How different were the three last Fed chairmen? Who was the most successful?
Paul Volker came from the Chase Manhattan Bank. In the late 1970s he coped with the U.S. balance-of-payments deficit (stemming mainly from overseas military spending) and consequent the inflationary pressures by raising interest rates to 20%, thereby plunging stock market and real estate prices.
His successor, Alan Greenspan, was a Wall Street lobbyist and a follower of Ayn Rand. Diametrically opposite from Paul Volcker, he pressed to deregulate the economy and sponsored the financial bubble to pump enough credit (debt) into the economy to enable debtors to pay the banks the interest that was mounting up. As a bank lobbyist in control of the banking system, he “freed” the bank from government control – and promoted the greatest debt bubble in U.S. history.
Ben Bernanke was an academic, not a banker but sufficiently brainwashed in neoliberal, pro-Wall Street ideology to be trusted by the banks to flood the economy with credit in an attempt to re-inflate the bubble economy so as to pull real estate prices out of negative equity – thereby saving the banks from their bad loans. Instead of writing down debts, the Fed made sure that no bank would lose, or even be prosecuted for the financial fraud that has risen to epic proportions over the past decade. My UMKC colleague Prof. Bill Black calls this phenomenon “criminogenic.” So in effect, Mr. Bernanke is as much a bank lobbyist as Mr. Greenspan.
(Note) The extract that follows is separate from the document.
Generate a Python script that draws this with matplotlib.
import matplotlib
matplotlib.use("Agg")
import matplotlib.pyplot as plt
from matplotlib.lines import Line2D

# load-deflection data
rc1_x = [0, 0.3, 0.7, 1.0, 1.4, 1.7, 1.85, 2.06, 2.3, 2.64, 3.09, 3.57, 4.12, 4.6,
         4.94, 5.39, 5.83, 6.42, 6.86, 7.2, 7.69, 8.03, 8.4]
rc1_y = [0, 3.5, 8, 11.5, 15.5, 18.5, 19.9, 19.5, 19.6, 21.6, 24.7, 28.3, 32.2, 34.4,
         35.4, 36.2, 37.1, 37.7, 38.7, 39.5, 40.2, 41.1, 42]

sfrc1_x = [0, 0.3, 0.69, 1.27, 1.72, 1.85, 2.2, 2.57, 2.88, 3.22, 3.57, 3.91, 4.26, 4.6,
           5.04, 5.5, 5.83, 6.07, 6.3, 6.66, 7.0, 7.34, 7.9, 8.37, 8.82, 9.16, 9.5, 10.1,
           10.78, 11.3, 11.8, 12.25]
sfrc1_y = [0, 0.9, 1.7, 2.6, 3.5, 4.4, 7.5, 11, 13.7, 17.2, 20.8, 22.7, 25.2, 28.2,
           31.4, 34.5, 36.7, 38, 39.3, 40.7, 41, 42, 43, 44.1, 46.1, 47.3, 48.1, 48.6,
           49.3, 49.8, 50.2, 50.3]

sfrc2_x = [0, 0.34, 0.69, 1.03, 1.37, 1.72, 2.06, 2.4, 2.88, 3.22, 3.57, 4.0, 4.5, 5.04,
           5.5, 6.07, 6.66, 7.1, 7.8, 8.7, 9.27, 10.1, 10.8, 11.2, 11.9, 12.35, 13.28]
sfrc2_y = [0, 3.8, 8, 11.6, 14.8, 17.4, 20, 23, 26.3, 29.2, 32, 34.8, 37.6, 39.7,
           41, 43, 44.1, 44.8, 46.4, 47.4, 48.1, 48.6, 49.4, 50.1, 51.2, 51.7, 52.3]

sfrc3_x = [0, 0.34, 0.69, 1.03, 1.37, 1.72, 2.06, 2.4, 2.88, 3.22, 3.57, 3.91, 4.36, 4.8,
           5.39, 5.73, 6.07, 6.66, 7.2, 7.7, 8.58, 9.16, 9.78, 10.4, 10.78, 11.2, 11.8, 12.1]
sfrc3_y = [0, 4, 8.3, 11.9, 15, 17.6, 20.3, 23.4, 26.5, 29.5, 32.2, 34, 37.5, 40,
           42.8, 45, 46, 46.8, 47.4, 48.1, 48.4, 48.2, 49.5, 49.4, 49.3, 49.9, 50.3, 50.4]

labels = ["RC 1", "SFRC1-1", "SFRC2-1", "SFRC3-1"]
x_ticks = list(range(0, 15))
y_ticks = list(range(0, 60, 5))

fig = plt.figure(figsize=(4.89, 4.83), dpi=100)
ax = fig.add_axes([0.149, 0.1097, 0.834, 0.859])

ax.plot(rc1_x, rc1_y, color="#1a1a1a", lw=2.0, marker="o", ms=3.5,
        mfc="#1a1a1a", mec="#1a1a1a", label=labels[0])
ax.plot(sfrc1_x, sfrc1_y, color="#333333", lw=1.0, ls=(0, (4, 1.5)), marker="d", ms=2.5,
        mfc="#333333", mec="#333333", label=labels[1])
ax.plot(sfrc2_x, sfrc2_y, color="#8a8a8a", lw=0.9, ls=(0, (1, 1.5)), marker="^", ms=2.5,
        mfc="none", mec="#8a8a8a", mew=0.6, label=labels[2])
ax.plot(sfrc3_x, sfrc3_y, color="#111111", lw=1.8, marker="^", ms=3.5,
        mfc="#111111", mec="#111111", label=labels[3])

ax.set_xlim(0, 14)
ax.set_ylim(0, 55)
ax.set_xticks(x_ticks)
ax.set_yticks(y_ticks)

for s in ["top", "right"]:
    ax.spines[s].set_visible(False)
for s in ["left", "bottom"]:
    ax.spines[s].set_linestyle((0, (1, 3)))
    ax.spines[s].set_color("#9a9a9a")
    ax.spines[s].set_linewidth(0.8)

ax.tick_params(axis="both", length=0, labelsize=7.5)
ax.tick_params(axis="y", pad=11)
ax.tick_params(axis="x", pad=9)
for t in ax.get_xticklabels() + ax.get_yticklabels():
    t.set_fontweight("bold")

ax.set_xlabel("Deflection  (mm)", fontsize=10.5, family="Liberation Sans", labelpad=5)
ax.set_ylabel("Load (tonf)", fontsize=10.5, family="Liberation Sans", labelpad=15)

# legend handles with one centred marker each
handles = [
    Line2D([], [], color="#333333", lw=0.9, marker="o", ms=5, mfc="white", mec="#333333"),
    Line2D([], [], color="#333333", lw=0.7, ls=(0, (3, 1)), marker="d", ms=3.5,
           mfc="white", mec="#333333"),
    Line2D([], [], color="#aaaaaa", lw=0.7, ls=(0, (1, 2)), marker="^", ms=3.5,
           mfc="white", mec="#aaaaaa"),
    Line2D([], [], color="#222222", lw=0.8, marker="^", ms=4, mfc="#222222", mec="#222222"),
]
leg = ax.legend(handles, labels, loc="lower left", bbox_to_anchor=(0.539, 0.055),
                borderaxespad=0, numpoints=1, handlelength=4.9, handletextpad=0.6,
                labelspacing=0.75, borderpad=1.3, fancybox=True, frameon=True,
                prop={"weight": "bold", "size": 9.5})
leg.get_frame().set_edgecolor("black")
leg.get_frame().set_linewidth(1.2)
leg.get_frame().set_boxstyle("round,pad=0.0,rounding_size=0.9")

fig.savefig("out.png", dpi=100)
In this sense, both Mr. Greenspan and Mr. Bernanke were successful in steering U.S. financial policy to benefit Wall Street by loading down the economy with debt, and then using public credit to bail out the banks and pass the losses onto taxpayers. But this “success” is leaving the U.S. economy debt-ridden and uncompetitive internationally, because its industrial producers face such heavy debt charges that they are priced out of world markets for most products except for military arms, agriculture and high-technology monopoly goods and patented motion pictures and entertainment.
The existence of the Federal Reserve: does it match with the ideas of the classical liberalism? How liberal is this institution?
The Federal Reserve is antithetical to the classical liberal aim of using financial and tax policy to minimize the economy’s cost of production. From the Physiocrats and Adam Smith through Ricardo, John Stuart Mill and the Reform Era, the aim was to minimize land rent (by either taxing it away or nationalizing the land), monopoly rent (by price regulation or by keeping natural monopolies in the public domain) and interest or other financial charges that were payments for special privilege.
Acting on behalf of the banks, the Fed has sponsored the un-taxing of real estate and monopolies, as these have become the major bank customers. And by deregulating Wall Street, the Fed has underwritten the overgrowth of unproductive credit – credit extended not to finance industrial capital formation, but simply to speculate and to transfer ownership of assets already in existence.
The guiding philosophy of the Fed is to inflate prices of assets in order to expand the market for real estate loans (which account for some 80 percent of bank loans in the United States), corporate takeover loans and speculative “casino capitalist” loans for foreign-currency and interest-rate arbitrage.